Continue to cook until the mixture reaches soft ball stage – to test if the syrup is ready, drop a small amount into a shallow bowl of cold water to cool it down. If you have a kitchen thermometer, the syrup will be ready when the temperature reaches 115-118C (about 240F).
Line a baking tin with baking paper. Pour the sugar syrup slowly into the egg mixture and continue beating on low for around 20 minutes or until the mixture is cool. Add the barberries and pistachios and beat until just combined. Pour the nougat onto the prepared tray and allow to set for 10 minutes.
Mix the cornflour and icing sugar together in a small bowl then spread over a tray. Roll the nougat into 30 1.5cm balls and place on the tray. Roll in the cornflour and icing sugar mixture to coat. Cover and set aside.
To make the batter, mix the yeast and 250ml water in a large bowl. Fold through the flour, sugar and salt, then cover with a tea towel and leave to prove in a warm place for 30 minutes or until doubled in size.
To make the orange blossom syrup, put the honey in a small saucepan and bring to the boil over a high heat. As soon as it begins to boil, remove from the heat and add the orange blossom water.

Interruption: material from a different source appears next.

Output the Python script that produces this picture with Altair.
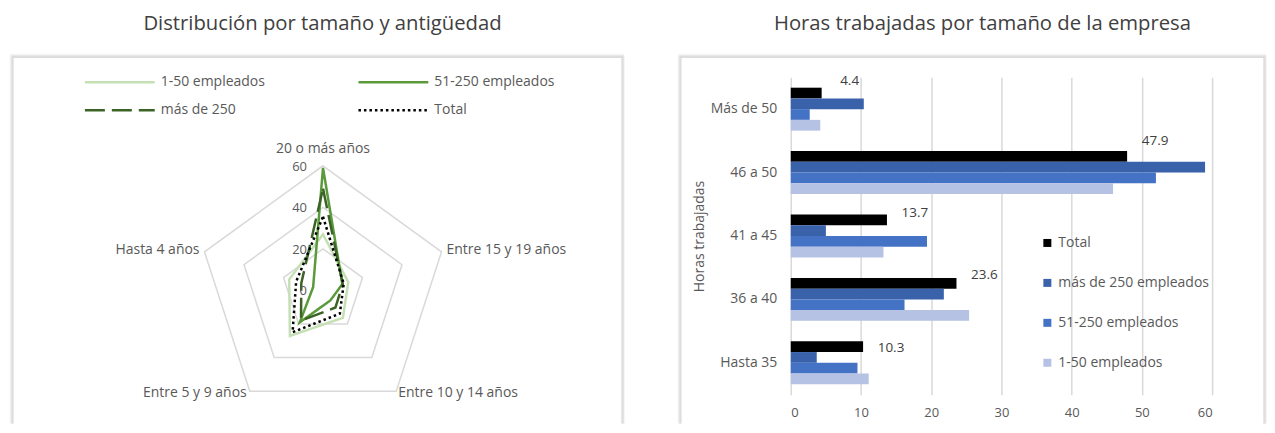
import altair as alt
import pandas as pd

# ---------------- data ----------------
antig_cats = ["20 o más años", "Entre 15 y 19 años", "Entre 10 y 14 años",
              "Entre 5 y 9 años", "Hasta 4 años"]
radar_series = ["1-50 empleados", "51-250 empleados", "más de 250", "Total"]
radar_1_50 = [27.0, 12.8, 16.3, 27.1, 17.1]
radar_51_250 = [59.0, 9.8, 6.0, 19.0, 5.0]
radar_mas_250 = [49.0, 10.0, 10.2, 18.0, 11.0]
radar_total = [35.5, 10.5, 13.8, 24.9, 13.6]
radar_ticks = [0, 20, 40, 60]

horas_cats = ["Más de 50", "46 a 50", "41 a 45", "36 a 40", "Hasta 35"]
bar_series = ["Total", "más de 250 empleados", "51-250 empleados", "1-50 empleados"]
bar_total = [4.4, 47.9, 13.7, 23.6, 10.3]
bar_mas_250 = [10.4, 59.0, 5.0, 21.8, 3.7]
bar_51_250 = [2.7, 52.0, 19.4, 16.2, 9.5]
bar_1_50 = [4.2, 45.9, 13.2, 25.4, 11.1]
bar_ticks = [0, 10, 20, 30, 40, 50, 60]

# ---------------- styles ----------------
FONT = "Open Sans"
TXT = "#595959"
radar_colors = ["#C5E0B4", "#5A9A3A", "#3B6326", "#000000"]
radar_dashes = [[1, 0], [1, 0], [20, 7], [2.5, 3]]
bar_colors = ["#000000", "#3A62AB", "#4472C4", "#B6C2E3"]

# legend is filled column by column: reorder so rows read as in the original
leg_order = [0, 2, 1, 3]
leg_domain = [radar_series[i] for i in leg_order]
leg_colors = [radar_colors[i] for i in leg_order]
leg_dashes = [radar_dashes[i] for i in leg_order]

# ---------------- frame helper (top + sides, soft shadow) ----------------
one = pd.DataFrame({"k": [0]})


def seg(xa, xb, ya, yb, color, op, w=1.0):
    return (alt.Chart(one).mark_rule(color=color, opacity=op, strokeWidth=w)
            .encode(x=alt.value(xa), x2=alt.value(xb), y=alt.value(ya), y2=alt.value(yb)))


def frame(x0, x1, y0, y1):
    layers = []
    for k, op in [(3, 0.04), (2, 0.08), (1, 0.15)]:
        layers.append(seg(x0 - k, x1 + min(k, 2), y0 - k, y0 - k, "#000000", op))
        layers.append(seg(x0 - k, x0 - k, y0 - k, y1, "#000000", op))
        if k <= 2:
            layers.append(seg(x1 + k, x1 + k, y0 - k, y1, "#000000", op))
    layers.append(seg(x0, x1, y0, y0, "#d0d0d0", 1))
    layers.append(seg(x0, x0, y0, y1, "#d0d0d0", 1))
    layers.append(seg(x1, x1, y0, y1, "#d0d0d0", 1))
    return layers


# ---------------- radar chart ----------------
PX = 2.08          # pixels per unit
L_W, L_H = 610, 347
CX, CY = 310.5, 213.5
xdom = [-CX / PX, (L_W - CX) / PX]
ydom = [-(L_H - CY) / PX, CY / PX]

rows = []
for s, vals in zip(radar_series, [radar_1_50, radar_51_250, radar_mas_250, radar_total]):
    for i, (c, v) in enumerate(zip(antig_cats, vals)):
        rows.append({"series": s, "cat": c, "idx": i, "value": v})
radar_df = pd.DataFrame(rows)
ring_df = pd.DataFrame([{"ring": r, "idx": i, "value": r}
                        for r in radar_ticks[1:] for i in range(len(antig_cats))])
tick_df = pd.DataFrame({"value": radar_ticks, "label": [str(t) for t in radar_ticks]})
cat_df = pd.DataFrame({"cat": antig_cats, "idx": list(range(len(antig_cats))),
                       "value": [radar_ticks[-1]] * len(antig_cats)})

polar = dict(px="datum.value*sin(datum.idx*2*PI/5)",
             py="datum.value*cos(datum.idx*2*PI/5)")


def xy():
    return dict(
        x=alt.X("px:Q", scale=alt.Scale(domain=xdom, nice=False, zero=False), axis=None),
        y=alt.Y("py:Q", scale=alt.Scale(domain=ydom, nice=False, zero=False), axis=None),
    )


rings = (alt.Chart(ring_df).transform_calculate(**polar)
         .mark_line(interpolate="linear-closed", color="#d9d9d9", strokeWidth=1.5)
         .encode(**xy(), detail="ring:N", order="idx:Q"))

# wide line symbol: custom path three times as long as the symbol size
radar_legend = alt.Legend(title=None, orient="none", legendX=94, legendY=-8,
                          columns=2, columnPadding=88, rowPadding=8,
                          symbolType="M-3,0H3", symbolSize=544, symbolStrokeWidth=2.5,
                          labelFont=FONT, labelFontSize=14, labelColor=TXT,
                          labelOffset=28, padding=0)

lines = (alt.Chart(radar_df).transform_calculate(**polar)
         .mark_line(interpolate="linear-closed", strokeWidth=2.5)
         .encode(**xy(),
                 color=alt.Color("series:N", sort=leg_domain,
                                 scale=alt.Scale(domain=leg_domain, range=leg_colors),
                                 legend=radar_legend),
                 strokeDash=alt.StrokeDash("series:N", sort=leg_domain,
                                           scale=alt.Scale(domain=leg_domain, range=leg_dashes),
                                           legend=radar_legend),
                 detail="series:N",
                 order="idx:Q"))

tick_text = (alt.Chart(tick_df).transform_calculate(px="0", py="datum.value")
             .mark_text(align="right", baseline="middle", dx=-16, dy=1, font=FONT,
                        fontSize=13, color=TXT)
             .encode(**xy(), text="label:N"))

cat_specs = [("center", 0, -17), ("left", 5, -2), ("left", 2, 2),
             ("right", -3, 2), ("right", -5, -2)]
cat_layers = []
for i, (al, ddx, ddy) in enumerate(cat_specs):
    cat_layers.append(
        alt.Chart(cat_df).transform_filter(f"datum.idx == {i}")
        .transform_calculate(**polar)
        .mark_text(align=al, baseline="middle", dx=ddx, dy=ddy, font=FONT,
                   fontSize=14, color=TXT)
        .encode(**xy(), text="cat:N"))

left = alt.layer(*frame(0, L_W, -20, L_H), rings, lines, tick_text, *cat_layers).properties(
    width=L_W, height=L_H,
    title=alt.Title("Distribución por tamaño y antigüedad", font=FONT, fontSize=20.3,
                    fontWeight="normal", color="#404040", offset=19, dx=5),
)

# ---------------- bar chart ----------------
B_W, B_H = 422, 318
brows = []
for s, vals in zip(bar_series, [bar_total, bar_mas_250, bar_51_250, bar_1_50]):
    for c, v in zip(horas_cats, vals):
        brows.append({"cat": c, "series": s, "value": v})
bar_df = pd.DataFrame(brows)

xenc = alt.X("value:Q", scale=alt.Scale(domain=[0, 60], nice=False),
             axis=alt.Axis(values=bar_ticks, title=None, grid=True, gridColor="#d9d9d9",
                           gridWidth=1.5, domain=False, ticks=False, labelPadding=12,
                           labelFont=FONT, labelFontSize=13, labelColor=TXT))
yenc = alt.Y("cat:N", sort=horas_cats,
             scale=alt.Scale(domain=horas_cats, paddingInner=0.323, paddingOuter=0.165),
             axis=alt.Axis(title="Horas trabajadas", domain=False, ticks=False,
                           labelPadding=14, labelFont=FONT, labelFontSize=14,
                           labelColor=TXT, titleFont=FONT, titleFontSize=14,
                           titleFontWeight="normal", titleColor=TXT, titlePadding=4))
yoff = alt.YOffset("series:N", sort=bar_series,
                   scale=alt.Scale(domain=bar_series, paddingInner=0, paddingOuter=0))

bars = alt.Chart(bar_df).mark_bar().encode(
    x=xenc, y=yenc, yOffset=yoff,
    color=alt.Color("series:N", sort=bar_series,
                    scale=alt.Scale(domain=bar_series, range=bar_colors),
                    legend=alt.Legend(title=None, orient="none", legendX=250, legendY=159,
                                      symbolType="square", symbolSize=64,
                                      symbolStrokeWidth=0, rowPadding=26,
                                      labelFont=FONT, labelFontSize=14,
                                      labelColor=TXT, labelOffset=4, padding=0)),
)

# value labels of the Total series (each placed like in the original)
label_offsets = [(28, -12), (28, -15), (28, -7), (28, -8), (28, 1)]
label_layers = []
for c, (ddx, ddy) in zip(horas_cats, label_offsets):
    label_layers.append(
        alt.Chart(bar_df)
        .transform_filter(f"datum.series == '{bar_series[0]}' && datum.cat == '{c}'")
        .mark_text(align="center", baseline="middle", dx=ddx, dy=ddy, font=FONT,
                   fontSize=13.5, color="#404040")
        .encode(x=alt.X("value:Q"), y=alt.Y("cat:N", sort=horas_cats),
                yOffset=alt.YOffset("series:N", sort=bar_series),
                text=alt.Text("value:Q", format=".1f")))

right = alt.layer(*frame(-110, 474, -20, L_H), bars, *label_layers).properties(
    width=B_W, height=B_H,
    title=alt.Title("Horas trabajadas por tamaño de la empresa", font=FONT, fontSize=20.3,
                    fontWeight="normal", color="#404040", offset=19, dx=-19),
)

chart = (alt.hconcat(left, right, spacing=52)
         .resolve_scale(color="independent", strokeDash="independent")
         .properties(padding={"left": 1, "top": 5, "right": 0, "bottom": 0})
         .configure_view(stroke="transparent"))

chart.save("out.html", embed_options={"renderer": "svg", "actions": False})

Set aside.
Heat the rapeseed oil in a deep, heavy-based frying pan or deep-fryer until shimmering. If you have a kitchen thermometer, the oil will be ready when the temperature reaches 170C/325F/ Gas 3. Scoop out some dough, about half the size of your palm, and press a ball of nougat into the centre. Turn your hand, and squeeze your fist. The batter should come out between your thumb and index finger into the shape of a round ball. Pinch or use a knife to cut the dough encasing the nougat, allowing the doughnut gently to drop into the hot oil. Repeat to make the remaining doughnuts.
Cook in batches (you don’t want to overcrowd the pan) for about 5-6 minutes until golden brown. Drain on paper towel.
Drizzle the warm orange blossom syrup over the hot doughnuts and serve.